According to the Air Line Pilots Association (ALPA), which represents Frontier Airlines pilots, if either side declines arbitration, the parties enter a 30-day cooling off period, after which both sides could exercise self-help, whether it is a strike by the pilots or a lockout by the company.
“This vote shows the deep anger our pilots feel towards the direction set by our management,” ALPA’s Frontier Master Executive Council (MEC) chairman Tracy Smith said, adding Frontier pilots are “the lowest-paid Airbus pilots in North America.”
To bolster its complaint, the union cited a recent determination by a neutral arbitrator that found Frontier guilty of bad-faith bargaining for reneging on a promise to increase pilot pay if Frontier met prescribed profit margins.
“Even though Frontier’s margins overwhelmingly exceeded the minimums set to trigger negotiations, management has repeatedly refused to consider any pilot pay increase,” ALPA said in a statement.

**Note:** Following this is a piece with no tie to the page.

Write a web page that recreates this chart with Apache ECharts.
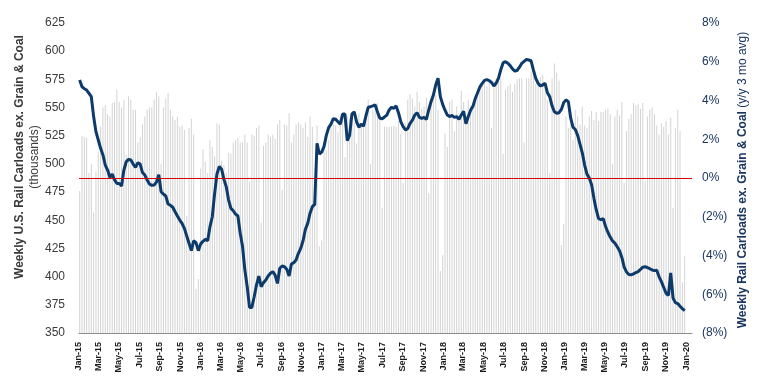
<!DOCTYPE html>
<html>
<head>
<meta charset="utf-8">
<script src="https://cdn.jsdelivr.net/npm/echarts@6/dist/echarts.min.js"></script>
<style>
html,body{margin:0;padding:0;background:#fff;}
#chart{width:764px;height:388px;}
</style>
</head>
<body>
<div id="chart"></div>
<script>
// Weekly carloads (thousands), weeks ending Saturday from 2015-01-03
const firstWeek = '2015-01-03';
const carloads2015a = [476,525,524,523,492,500,457,493,511,533,
550,552,544,542,554,555,566,555,550,557,
508,560,557,548,548,519,524,535,542,548,
550,550,557,564,560,500,550,558,563,548,
542,539,542,533,534,530,454,532,540,526,
389,398,496,513,502,492,521,515,507,536,
535,503,499,492,510,509];
const carloads2016b = [519,521,523,519,519,526,519,484,526,525,
532,534,448,516,519,526,524,526,522,535,
539,477,535,534,545,519,526,535,537,535,
532,537,524,542,533,465,534,427,432,515,
512,521,532,535,534,528,541,542,506,542,
540,536,537,518,545,535,537,543,557,500,
548,548,554,542,461,533,533];
const carloads2017c = [533,533,534,533,538,527,483,536,557,562,
558,551,564,555,549,551,559,474,558,563,
561,548,405,419,527,515,555,557,529,551,
542,565,555,539,557,552,550,557,567,569,
571,572,569,573,532,574,576,576,576,509,
566,569,571,564,571,575,576,576,519,576,
576,582,579,571,573,577];
const carloads2018d = [579,568,557,492,576,589,581,574,428,447,
542,532,548,521,548,542,535,551,534,532,
542,547,539,546,538,546,546,548,549,544,
500,542,548,543,555,483,529,540,544,554,
552,553,549,554,485,542,548,550,544,534,
526,536,533,538,526,541,461,532,548,529,
395,418];

// y/y change of 3-month average, percent
const yoy2015a = [5.06,4.71,4.61,4.54,4.37,4.2,3.17,2.39,1.96,1.53,
1.19,0.67,0.41,0.03,0.2,-0.1,-0.28,-0.28,-0.41,0.41,
0.84,0.96,0.93,0.72,0.55,0.79,0.72,0.28,0.15,-0.1,
-0.31,-0.38,-0.36,-0.21,0.17,-0.71,-0.83,-0.93,-1.34,-1.41,
-1.51,-1.74,-1.96,-2.17,-2.34,-2.6,-2.99,-3.37,-3.75,-3.24,
-3.34,-3.75,-3.4,-3.27,-3.17,-3.24,-2.51,-2.0,-0.79,0.21,
0.59,0.45,-0.07,-0.45,-1.14,-1.57];
const yoy2016b = [-1.69,-1.86,-1.96,-2.85,-3.54,-4.75,-5.61,-6.68,-6.68,-6.13,
-5.52,-5.06,-5.61,-5.4,-5.27,-5.06,-4.92,-4.83,-5.01,-5.44,
-4.66,-4.54,-4.58,-4.71,-5.06,-4.44,-4.37,-4.23,-3.89,-3.63,
-3.24,-2.65,-2.34,-1.82,-1.48,-1.36,1.79,1.24,1.34,1.62,
2.2,2.6,2.78,3.06,3.03,2.9,2.78,3.3,3.3,1.93,
2.2,3.3,3.42,2.9,2.62,2.78,2.68,3.2,3.65,3.68,
3.72,3.77,3.4,3.08,3.06,3.15,3.25];
const yoy2017c = [3.51,3.65,3.6,3.72,3.37,2.91,2.65,2.48,2.56,2.82,
2.99,3.25,3.37,3.13,3.08,3.13,3.03,3.51,3.94,4.28,
4.8,5.15,4.2,3.8,3.5,3.25,3.17,3.23,3.13,3.17,
3.03,3.25,3.45,2.8,3.17,3.5,3.7,4.1,4.4,4.7,
4.88,5.04,5.08,5.03,4.93,4.75,4.9,5.15,5.6,5.95,
6.0,5.92,5.8,5.63,5.52,5.55,5.72,5.92,6.02,6.12,
6.09,6.05,5.57,5.14,4.89,4.75];
const yoy2018d = [4.8,4.89,4.4,4.2,3.72,3.42,3.34,3.37,3.54,3.89,
4.03,3.94,3.1,2.62,2.5,2.2,1.75,1.3,0.67,0.2,
0.0,-0.35,-1.05,-1.65,-2.1,-2.15,-2.1,-2.5,-2.8,-3.05,
-3.25,-3.36,-3.55,-3.75,-4.1,-4.6,-4.85,-4.98,-5.0,-4.95,
-4.88,-4.83,-4.72,-4.6,-4.58,-4.63,-4.68,-4.75,-4.78,-4.76,
-5.1,-5.35,-5.65,-5.95,-6.06,-4.9,-6.2,-6.43,-6.48,-6.62,
-6.74,-6.85];

const xTickLabels = ['Jan-15','Mar-15','May-15','Jul-15','Sep-15','Nov-15',
'Jan-16','Mar-16','May-16','Jul-16','Sep-16','Nov-16',
'Jan-17','Mar-17','May-17','Jul-17','Sep-17','Nov-17',
'Jan-18','Mar-18','May-18','Jul-18','Sep-18','Nov-18',
'Jan-19','Mar-19','May-19','Jul-19','Sep-19','Nov-19','Jan-20'];
const leftTicks = [350,375,400,425,450,475,500,525,550,575,600,625];
const rightTicks = [-8,-6,-4,-2,0,2,4,6,8];

const MON = ['Jan','Feb','Mar','Apr','May','Jun','Jul','Aug','Sep','Oct','Nov','Dec'];
const DAY = 86400000;
function dayNum(y, m, d){ return Date.UTC(y, m, d) / DAY; }
function parseTick(s){ const p = s.split('-'); return dayNum(2000 + (+p[1]), MON.indexOf(p[0]), 1); }
const tickDays = xTickLabels.map(parseTick);
const tickLabelOf = {};
xTickLabels.forEach((s, i) => { tickLabelOf[tickDays[i]] = s; });

const carloads = [].concat(carloads2015a, carloads2016b, carloads2017c, carloads2018d);
const yoy = [].concat(yoy2015a, yoy2016b, yoy2017c, yoy2018d);
const fw = firstWeek.split('-').map(Number);
const weeks = carloads.map((_, i) => dayNum(fw[0], fw[1]-1, fw[2] + 7*i));

const FONT = '"Liberation Sans", Arial, sans-serif';
const chart = echarts.init(document.getElementById('chart'), null, {renderer:'canvas'});
chart.setOption({
  animation: false,
  backgroundColor: '#ffffff',
  grid: {left: 79, right: 72, top: 23, bottom: 55, containLabel: false},
  xAxis: {
    type: 'value',
    min: dayNum(2015,0,1),
    max: dayNum(2020,0,19),
    splitLine: {show:false},
    axisTick: {show:false},
    axisLine: {show:true, onZero:false, lineStyle:{color:'#8c8c8c', width:1}},
    axisLabel: {
      customValues: tickDays,
      rotate: 90,
      margin: 9,
      fontSize: 9,
      fontWeight: 'bold',
      fontFamily: FONT,
      color: '#1a1a1a',
      formatter: function(v){ return tickLabelOf[Math.round(v)] || ''; }
    }
  },
  yAxis: [{
    type: 'value', min: leftTicks[0], max: leftTicks[leftTicks.length-1], interval: 25,
    splitLine: {show:false}, axisLine:{show:false}, axisTick:{show:false},
    axisLabel: {margin: 14, fontSize: 12, fontFamily: FONT, color: '#3a3a3a'}
  },{
    type: 'value', min: rightTicks[0], max: rightTicks[rightTicks.length-1], interval: 2,
    splitLine: {show:false}, axisLine:{show:false}, axisTick:{show:false},
    axisLabel: {margin: 10, fontSize: 12, fontFamily: FONT, color: '#1a3560',
      formatter: function(v){ return v < 0 ? '(' + (-v) + '%)' : v + '%'; }}
  }],
  series: [{
    type: 'bar', yAxisIndex: 0, barWidth: 1, silent: true,
    itemStyle: {color: '#d3d3d3'},
    data: weeks.map((t, i) => [t, carloads[i]])
  },{
    type: 'line', yAxisIndex: 1, showSymbol: false, silent: true,
    lineStyle: {color: '#0b3a6b', width: 3},
    itemStyle: {color: '#0b3a6b'},
    data: weeks.map((t, i) => [t, yoy[i]]),
    markLine: {
      silent: true, symbol: ['none','none'], label: {show:false},
      lineStyle: {color: '#d60000', width: 1, type: 'solid'},
      data: [{yAxis: 0}]
    },
    z: 3
  }],
  graphic: [
    {type:'text', x:20, y:157, rotation: Math.PI/2,
     style:{text:'Weekly U.S. Rail Carloads ex. Grain & Coal', fontSize:12, fontWeight:'bold', fontFamily:FONT, fill:'#3a3a3a', textAlign:'center', textVerticalAlign:'middle'}},
    {type:'text', x:35, y:157, rotation: Math.PI/2,
     style:{text:'(thousands)', fontSize:12, fontFamily:FONT, fill:'#3a3a3a', textAlign:'center', textVerticalAlign:'middle'}},
    {type:'text', x:743, y:180, rotation: Math.PI/2,
     style:{text:'{b|Weekly Rail Carloads ex. Grain & Coal} {r|(y/y 3 mo avg)}',
       rich:{b:{fontSize:12, fontWeight:'bold', fontFamily:FONT, fill:'#1a3560'}, r:{fontSize:12, fontFamily:FONT, fill:'#1a3560'}},
       fontSize:12, fontFamily:FONT, fill:'#1a3560', textAlign:'center', textVerticalAlign:'middle'}}
  ]
});
</script>
</body>
</html>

ALPA opened contract negotiations with Frontier in March of last year, when the pilots’ contract became amenable. The parties have been working with a federal mediator since October 2016.
“Negotiations with our pilots continue under the guidance of the National Mediation Board,” a Frontier spokesperson told ATW in an emailed statement. “A strike will not happen as long as these negotiations are in progress. Frontier remains committed to reaching an agreement that is fair for both our pilots and the company.”